Story and Photos by Brad Walseth
How fortuitous it is for the Chicago Jazz fan to receive the opportunity to visit our sister city to the south, the Crescent City of New Orleans. When the opportunity arose recently to make the trip for my day gig, I leapt at the chance.
What is it about New Orleans that gets under one's skin so? Surely the delicious food available everywhere - the smell of spicy seafood cooking fills the air; the drinks; of course the music - ranging from traditional jazz to uproarious zydeco, country to full-blown rock and roll, street performers to the polished nightclub entertainers; or is it the people — a multi-cultural stew whose friendly, generous nature and joie de vivre is like a slap to the face of the typical, benumbed modern visitor. Obviously, the answer to the question is all of the above, and it is the combination of all these things and more that give New Orleans its famous spirit.
My responsibilities ended after a drive across the nearly 25 mile-long bridge - the "causeway" across Lake Ponchartrain and back, and I was free to experience a bit of the food, like the delicious shrimp "po"-boy at Mother's, the delicious and potent "Hurricane" drink at Pat O'Brien's and the colorful music of the fabled city. For those who have never been there, the Vieux Carre/French Quarter is filled with clubs presenting live music in a wide variety of styles. Walking down the street, you are tempted to stop in every place to sample a bit of the music.

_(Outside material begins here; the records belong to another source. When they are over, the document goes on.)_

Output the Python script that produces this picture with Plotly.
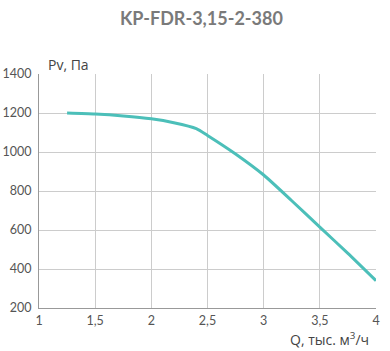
import plotly.graph_objects as go

q = [1.25, 1.5, 1.75, 2.0, 2.2, 2.4, 2.5, 2.75, 3.0, 3.25, 3.5, 3.75, 4.0]
pv = [1200, 1195, 1185, 1170, 1150, 1120, 1085, 990, 882, 750, 615, 480, 340]

x_ticks = [1, 1.5, 2, 2.5, 3, 3.5, 4]
x_labels = ["1", "1,5", "2", "2,5", "3", "3,5", "4"]
y_ticks = [200, 400, 600, 800, 1000, 1200, 1400]
y_labels = ["200", "400", "600", "800", "1000", "1200", "1400"]

title = "KP-FDR-3,15-2-380"
y_title = "Pv, Па"
x_title = "Q, тыс. м<sup>3</sup>/ч"

L, R, T, B, W, H = 39, 14, 74, 43, 390, 351
pw, ph = W - L - R, H - T - B

fig = go.Figure()
fig.add_trace(go.Scatter(x=q, y=pv, mode="lines",
                         line=dict(color="#4cbfb9", width=3, shape="spline", smoothing=0.6),
                         hoverinfo="skip"))

tick_font = dict(family="Lato, sans-serif", size=12.5, color="#555555")
fig.update_layout(
    width=W, height=H,
    margin=dict(l=L, r=R, t=T, b=B),
    paper_bgcolor="white", plot_bgcolor="white",
    showlegend=False,
    xaxis=dict(range=[1, 4], tickvals=x_ticks, ticktext=x_labels, showgrid=True, gridcolor="#cccccc", gridwidth=1,
               showline=True, linecolor="#999999", linewidth=1, ticks="", tickfont=tick_font, zeroline=False,
               automargin=False, ticklabelstandoff=1),
    yaxis=dict(range=[200, 1400], tickvals=y_ticks, ticktext=y_labels, showgrid=True, gridcolor="#cccccc", gridwidth=1,
               showline=True, linecolor="#999999", linewidth=1, ticks="", tickfont=tick_font, zeroline=False,
               automargin=False, ticklabelstandoff=4),
    annotations=[
        dict(text="<b>" + title + "</b>", x=(201 - L) / pw, y=1 + (T - 18) / ph, xref="paper", yref="paper",
             showarrow=False, font=dict(family="Lato, sans-serif", size=18, color="#7a7a7a"),
             xanchor="center", yanchor="middle"),
        dict(text=y_title, x=(46 - L) / pw, y=1 + (T - 65) / ph, xref="paper", yref="paper", showarrow=False,
             xanchor="left", yanchor="middle", font=dict(family="Open Sans, sans-serif", size=14, color="#444444")),
        dict(text=x_title, x=(371 - L) / pw, y=-(339 - (T + ph)) / ph, xref="paper", yref="paper", showarrow=False,
             xanchor="right", yanchor="middle", font=dict(family="Open Sans, sans-serif", size=14, color="#444444")),
    ],
)

fig.write_html("out.html")
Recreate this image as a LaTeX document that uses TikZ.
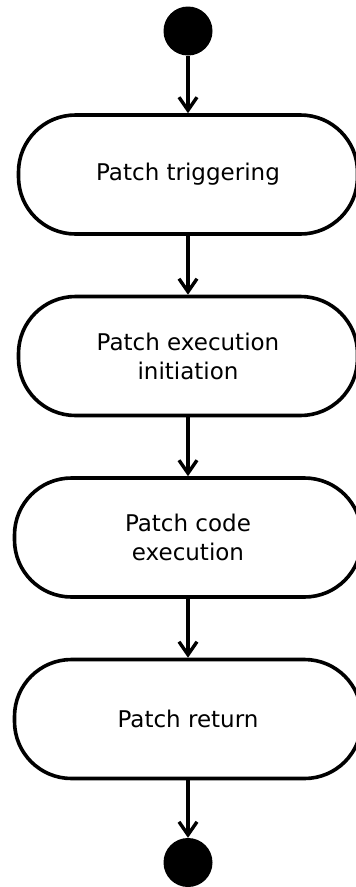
\documentclass[tikz,border=0pt]{standalone}
\usepackage{fontspec}
\setmainfont{DejaVu Sans}
\usetikzlibrary{arrows.meta}
\begin{document}
\begin{tikzpicture}[x=1pt,y=1pt,
  act/.style={draw, line width=3.6pt, rectangle, rounded corners=57pt,
    minimum height=119pt, align=center, font=\fontsize{23}{29}\selectfont, fill=white},
  dot/.style={circle, fill=black, minimum size=49pt, inner sep=0pt},
  arr/.style={line width=3.4pt, -{Straight Barb[length=13pt,width=18pt,line width=3.4pt]}}]
\useasboundingbox (0,0) rectangle (356,-887);
\node[dot] (s) at (188,-31) {};
\node[act, minimum width=339pt] (b1) at (188,-174.5) {Patch triggering};
\node[act, minimum width=339pt] (b2) at (188,-356) {Patch execution\\initiation};
\node[act, minimum width=347pt] (b3) at (188,-537.5) {Patch code\\execution};
\node[act, minimum width=347pt] (b4) at (188,-719) {Patch return};
\node[dot] (e) at (188,-862.5) {};
\draw[arr] (s) -- (b1);
\draw[arr] (b1) -- (b2);
\draw[arr] (b2) -- (b3);
\draw[arr] (b3) -- (b4);
\draw[arr] (b4) -- (e);
\end{tikzpicture}
\end{document}
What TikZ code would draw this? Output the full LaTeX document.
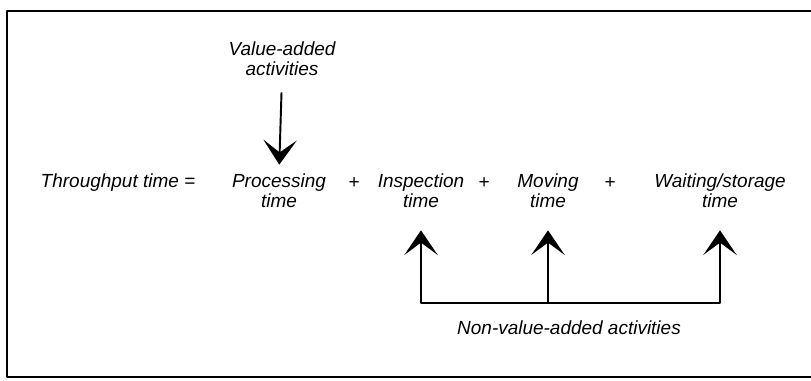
\documentclass[tikz,border=0pt]{standalone}
\usepackage{fontspec}
\setmainfont{Liberation Sans}
\usetikzlibrary{arrows.meta}
\begin{document}
\begin{tikzpicture}[x=0.02cm, y=-0.02cm, font=\itshape\fontsize{10.8}{11.4}\selectfont, line join=round,
		>={Stealth[length=14pt,width=19pt,inset=7pt]},
		lbl/.style={align=center, inner sep=0pt},
		arr/.style={->, line width=1.1pt}]
	\useasboundingbox (0,0) rectangle (811,380);
	% frame, open on the right
	\draw[line width=1.2pt] (811,11) -- (7,11) -- (7,377) -- (811,377);
	\node[lbl] (va) at (282,59) {Value-added\\activities};
	\node[lbl] (tt) at (118,183) {Throughput time =};
	\node[lbl] (proc) at (279,191) {Processing\\time};
	\node[lbl] (p1) at (354,183) {+};
	\node[lbl] (insp) at (421,191) {Inspection\\time};
	\node[lbl] (p2) at (484,183) {+};
	\node[lbl] (mov) at (548,191) {Moving\\time};
	\node[lbl] (p3) at (610,183) {+};
	\node[lbl] (wait) at (720,191) {Waiting/storage\\time};
	\node[lbl] (nva) at (569,328) {Non-value-added activities};
	\coordinate (bar) at (569,303);
	% value-added arrow
	\draw[arr, shorten <=0.32cm, shorten >=0.18cm] (va.south) -- (proc.north);
	% non-value-added arrows
	\draw[<->, line width=1.5pt, shorten <=0.44cm, shorten >=0.44cm]
		(insp.south) -- (insp.south |- bar) -- (wait.south |- bar) -- (wait.south);
	\draw[arr, shorten >=0.44cm] (mov.south |- bar) -- (mov.south);
\end{tikzpicture}
\end{document}
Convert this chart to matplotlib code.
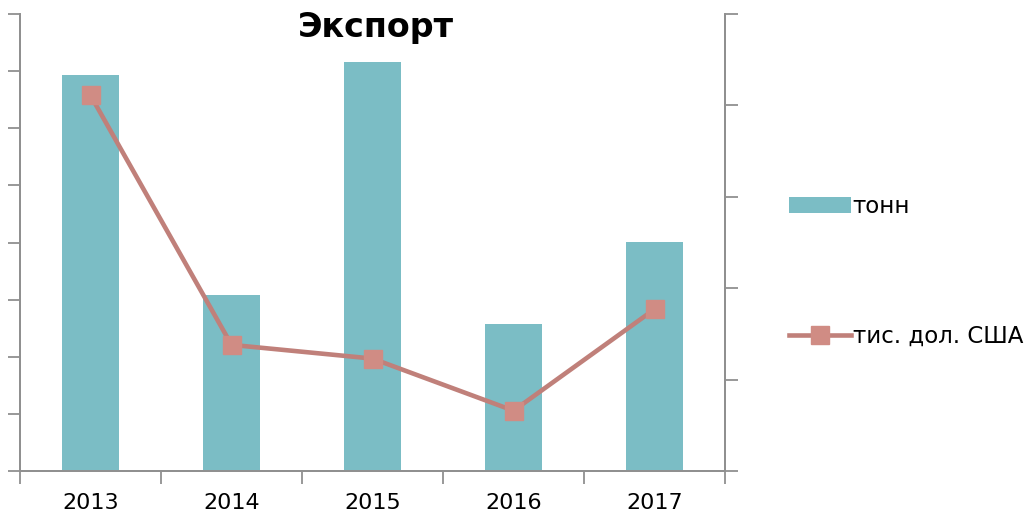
import matplotlib.pyplot as plt
import numpy as np

# данные
years = ['2013', '2014', '2015', '2016', '2017']
tonn = [6.93, 3.08, 7.16, 2.57, 4.01]        # левая ось (тонн)
usd = [4.11, 1.38, 1.23, 0.66, 1.77]         # правая ось (тис. дол. США)

plt.rcParams['font.family'] = ['DejaVu Sans']

fig = plt.figure(figsize=(10.32, 5.19), dpi=100)
ax = fig.add_axes([20 / 1032, 48 / 519, 705 / 1032, 457 / 519])
ax2 = ax.twinx()

x = np.arange(len(years))
bars = ax.bar(x, tonn, width=0.4, color='#7bbdc5', label='тонн', zorder=2)
line, = ax2.plot(x, usd, color='#c0807a', lw=3.3, marker='s', markersize=12.5,
                 markerfacecolor='#d08c84', markeredgecolor='#d08c84',
                 label='тис. дол. США', zorder=3)

ax.set_xlim(-0.5, len(years) - 0.5)
ax.set_ylim(0, 8)
ax2.set_ylim(0, 5)
ax.set_yticks(np.arange(0, 9, 1))
ax2.set_yticks(np.arange(0, 6, 1))
ax.set_yticklabels([])
ax2.set_yticklabels([])

# деления по границам категорий
ax.set_xticks(np.arange(-0.5, len(years), 1))
ax.set_xticklabels([])
ax.set_xticks(x, minor=True)
ax.set_xticklabels(years, minor=True, fontsize=16)
ax.tick_params(axis='x', which='minor', length=0, pad=16)

gray = '#909090'
for a in (ax, ax2):
    for s in a.spines.values():
        s.set_color(gray)
        s.set_linewidth(1.3)
    a.spines['top'].set_visible(False)
    a.tick_params(axis='both', which='major', color=gray, width=1.3, length=9)

fig.text(376 / 1032, 1 - 28 / 519, 'Экспорт', fontsize=24, fontweight='bold',
         ha='center', va='center')

fig.legend([bars, line], ['тонн', 'тис. дол. США'], loc='upper left',
           bbox_to_anchor=(768 / 1032, 1 - 174 / 519), frameon=False,
           fontsize=16.5, labelspacing=4.67, handlelength=2.7, handletextpad=0.1)

plt.savefig('out.png')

From country to lounge piano acts, funk and R&B and hard rock to alternative, jazz to zydeco to karaoke at the Cat's Meow, the music never seems to stop. Fortunately was there for the Krewe de Vieux, a parade filled with colorful floats, biting political commentary and marching bands - and the only remaining parade that still winds its way through the French Quarter. And although Bourbon Street seems at time like a giant frat party, I saw no trouble.
Some great music can certainly be found in the Quarter. We caught some energetic Zydeco all up and down Bourbon Street, and some excellent jazz at Maison Bourbon, but the highlights for me were to be found on Frenchman Street, just outside the Quarter proper. Delfeayo Marsalis played a great set at Snug Harbor, where the mustard sauce was exceptional. Some old-timers say this street is what Bourbon Street used to be before the T-shirt shops sprang up.
Throughout it all, I am amazed at the friendliness of the people. I buy a white "Elvis"-style coat at a second hand store and stroll through the streets and strangers cheer and hug me. Damaged buildings stand beside ones with a fresh coat of brightly colored paint. Someone has scrawled on a wall - "Sing Anyway."
There is something about a people who dwell on the mud below sea level; people who celebrate life with their funerals; a city, whose people endured the tragedy of Katrina, and yet still fight on while the rest of the country seems to have forgotten.
As I peer out the airplane window at the immensity of the Gulf below, which stretches out and into a merger with a curtain of clouds, I feel an aching fondness for these dwellers of mud who stare the full force of Nature in the face and sing anyway.